I do not think IRCC is full of monsters and indeed believe that for the most part, they are sensitive to issues about same sex, interracial, inter-religion relationships and the dangers in other countries. But that does not mean that having such issues absolves all errors (incl misrepresentation) and lawyers specializing in this may give the best advice about how to approach.
 

ERCAN

Hero Member
Jan 25, 2023
629
329
If I read correctly, OP married only after pr. Living together isn’t automatically equal to common-law. It requires certain dedication which is not clearly defined or can be measured. Being lovers doesn’t automatically qualifies either. The boundaries are very subtitle. There was a thread on this forum where a partner wasn’t declared and the sponsor faced misrepresentation accusations when eventually tried to sponsor. They later posted that with the help of a lawyer on basis mentioned above the accusation was dismissed.

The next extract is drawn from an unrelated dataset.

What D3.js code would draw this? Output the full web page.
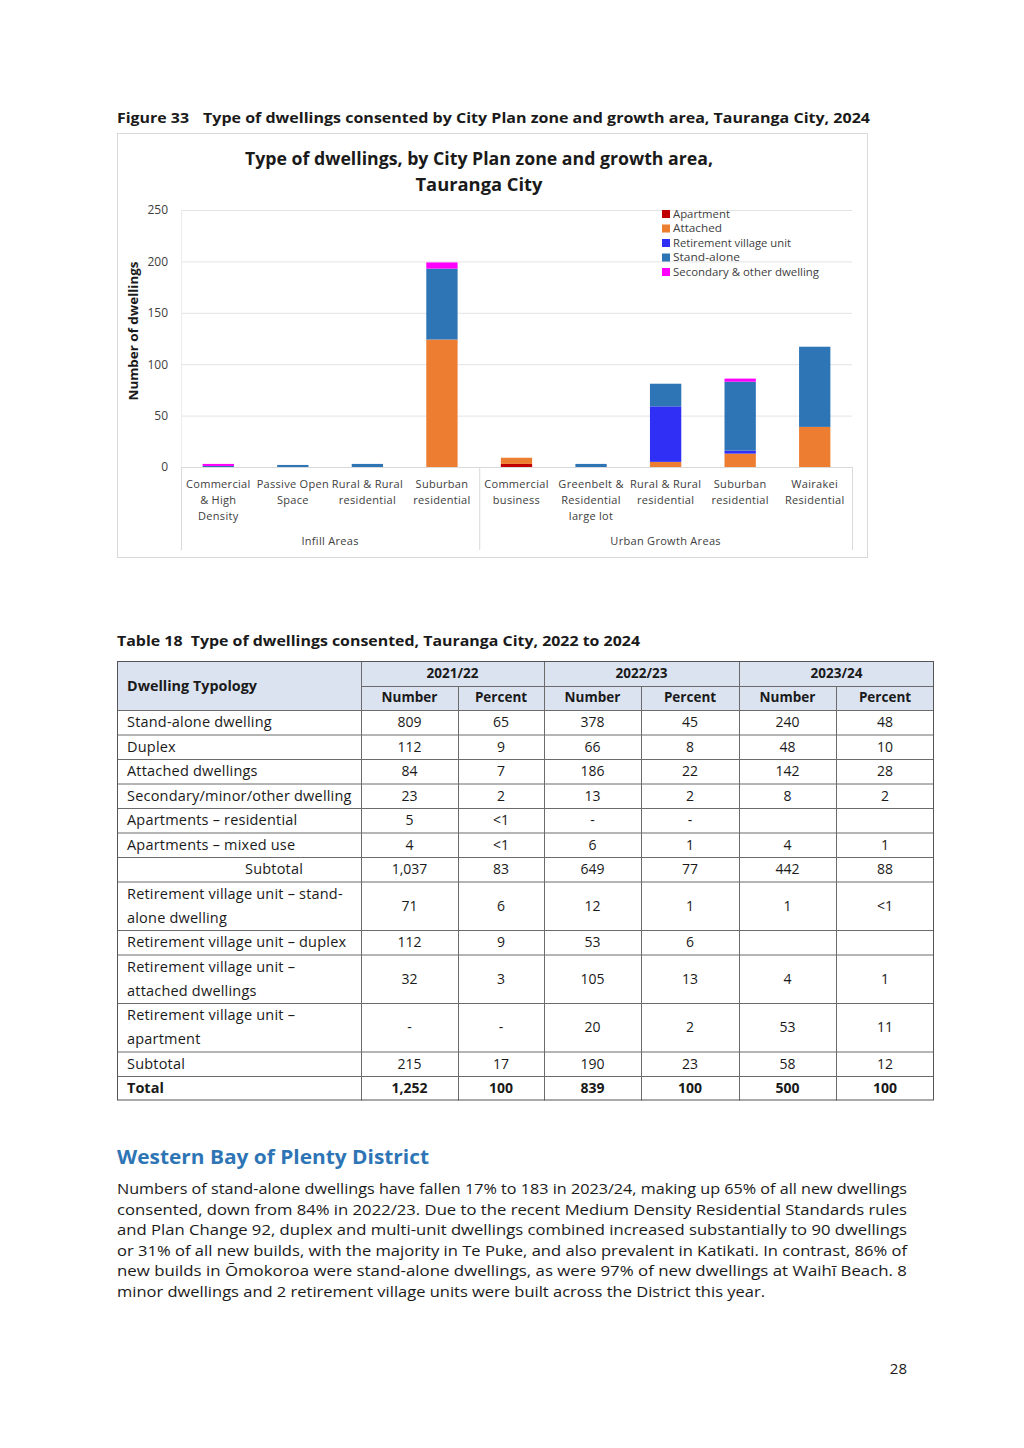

For sure, this warrants a professional help but it doesn’t look that horrible of a situation.
 

armoured

VIP Member
Feb 1, 2015
15,788
8,007
The boundaries are very subtitle. There was a thread on this forum where a partner wasn’t declared and the sponsor faced misrepresentation accusations when eventually tried to sponsor.
I think the important point to underline is that the situation is potentially very serious - with at least the potential presumption that either the spouse was not declared as required and hence banned for life from being sponsored, or that the sponsor misrepresented. Potentially extremely serious.

They later posted that with the help of a lawyer on basis mentioned above the accusation was dismissed. For sure, this warrants a professional help but it doesn’t look that horrible of a situation.
I believe most have suggested that a lawyer is strongly advised - to avoid it becoming worse than it is.